Les ukrainiens n’ont pas l’air concernés par son sort alors qu’il a la nationalité ukrainienne et qu’il se battait pour eux. Ce n’est pas étonnant quand on voit comment ils traitaient les étrangers qui voulaient fuir le pays. S’il a choisi de se sacrifier pour eux, en quoi cela doit nous concerner alors que des centaines de soldats marocains qui se battaient pour notre pays ont été séquestrés en Algérie en violation de toutes les conventions internationales, tortures quotidiennement dans les camps de Tindouf, certains pendant plusieurs de 20 ans, dans l’indifférence générale de nos dirigeants et de nos ONG ! Nos journalistes fermaient les yeux et prônaient au contraire le «khawa khawa » avec leurs tortionnaires, le fameux «peuple frère »…Aujourd’hui encore, les rescapés sont délaissés.

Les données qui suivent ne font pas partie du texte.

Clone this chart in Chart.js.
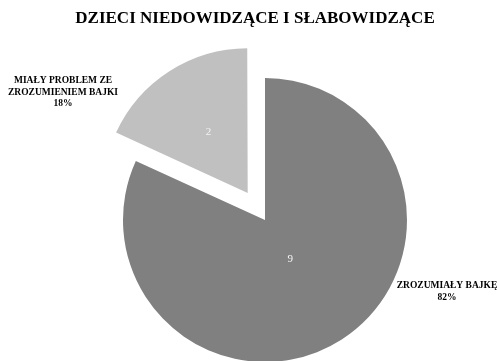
<!DOCTYPE html>
<html><head><meta charset="utf-8">
<script src="https://cdn.jsdelivr.net/npm/chart.js@4/dist/chart.umd.min.js"></script>
<style>html,body{margin:0;padding:0;background:#fff}#wrap{width:497px;height:361px}</style>
</head><body><div id="wrap"><canvas id="c"></canvas></div>
<script>
const title = 'DZIECI NIEDOWIDZĄCE I SŁABOWIDZĄCE';
const categories = ['ZROZUMIAŁY BAJKĘ', 'MIAŁY PROBLEM ZE ZROZUMIENIEM BAJKI'];
const labelLines = [['ZROZUMIAŁY BAJKĘ'], ['MIAŁY PROBLEM ZE', 'ZROZUMIENIEM BAJKI']];
const values = [9, 2];
const colors = ['#808080', '#c0c0c0'];
const offsets = [0, 128];

const serif = '"Liberation Serif", "DejaVu Serif", serif';

const labelPlugin = {
  id: 'pieLabels',
  afterDatasetsDraw(chart) {
    const ctx = chart.ctx;
    const meta = chart.getDatasetMeta(0);
    const total = values.reduce((a, b) => a + b, 0);
    const inFrac = [0.33, 0.51];
    const outPos = [{x: 447, y: 286}, {x: 63, y: 81}];
    ctx.save();
    ctx.textAlign = 'center';
    ctx.textBaseline = 'middle';
    ctx.fillStyle = '#000';
    ctx.font = 'bold 17px ' + serif;
    ctx.fillText(title, 255, 19);
    meta.data.forEach((arc, i) => {
      const p = arc.getProps(['x', 'y', 'startAngle', 'endAngle', 'outerRadius']);
      const mid = (p.startAngle + p.endAngle) / 2;
      const off = offsets[i] / 4;
      const cx = p.x + Math.cos(mid) * off;
      const cy = p.y + Math.sin(mid) * off;
      const r = p.outerRadius * inFrac[i];
      ctx.font = '11px ' + serif;
      ctx.fillStyle = '#f4f4f4';
      ctx.fillText(String(values[i]), cx + Math.cos(mid) * r, cy + Math.sin(mid) * r);
      ctx.font = 'bold 9.5px ' + serif;
      ctx.fillStyle = '#000';
      const lines = labelLines[i].concat([Math.round(values[i] / total * 100) + '%']);
      lines.forEach((t, k) => ctx.fillText(t, outPos[i].x, outPos[i].y + k * 11.5));
    });
    ctx.restore();
  }
};

new Chart(document.getElementById('c'), {
  type: 'pie',
  data: {
    labels: categories,
    datasets: [{
      data: values,
      backgroundColor: colors,
      borderWidth: 0,
      offset: offsets,
      hoverOffset: 0
    }]
  },
  options: {
    responsive: true,
    maintainAspectRatio: false,
    animation: false,
    radius: 142,
    layout: {padding: {left: 33, right: 0, top: 79, bottom: 0}},
    plugins: {
      legend: {display: false},
      tooltip: {enabled: false},
      title: {display: false}
    }
  },
  plugins: [labelPlugin]
});
</script>
</body></html>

cet article concernant ce prisonnier de guerre en ukriane,montre bien que Saadoune est de nationalité ukrainienne,la loi de l'ukraine lui ôte sa nationalité d'origine,marocaine, pourquoi alors se mêler de cette affaire puisque ce soldat ukrainien combat dans les rangs de l'armée ukrainienne, bien sûr il ne perd pas sa nationalité marocaine,mais il a combattu au nom de l'ukraine,par sa nationalité acquise par son libre choix, le maroc n'est pas concerné par ce conflit,mais il subit les effets néfastes des augmentations des prix dans tous les domaines,on paie pour l'occident qui veut encercler la russie en prenant l'ukraine membre de l'otan !

Qui vous a dit que la double nationalité est interdite ???!!! Vous ne savez pas peut être qu'il y a même des ministres qui ont une double nationalité ou trois même !!! Si Brahim saadoune dispose de la nationalité ukrainienne, alors il est considéré comme prisonnier de guerre et bénéficiera d'un statut garanti par les traités internationaux. Il ne doit pas être jugé en conséquence. Il doit rester ainsi jusqu'à sa libération suite à des pourparlers entre la Russie et l'Ukraine. Sa situation doit être suivie, en attendant, parle CICR. Voilà !!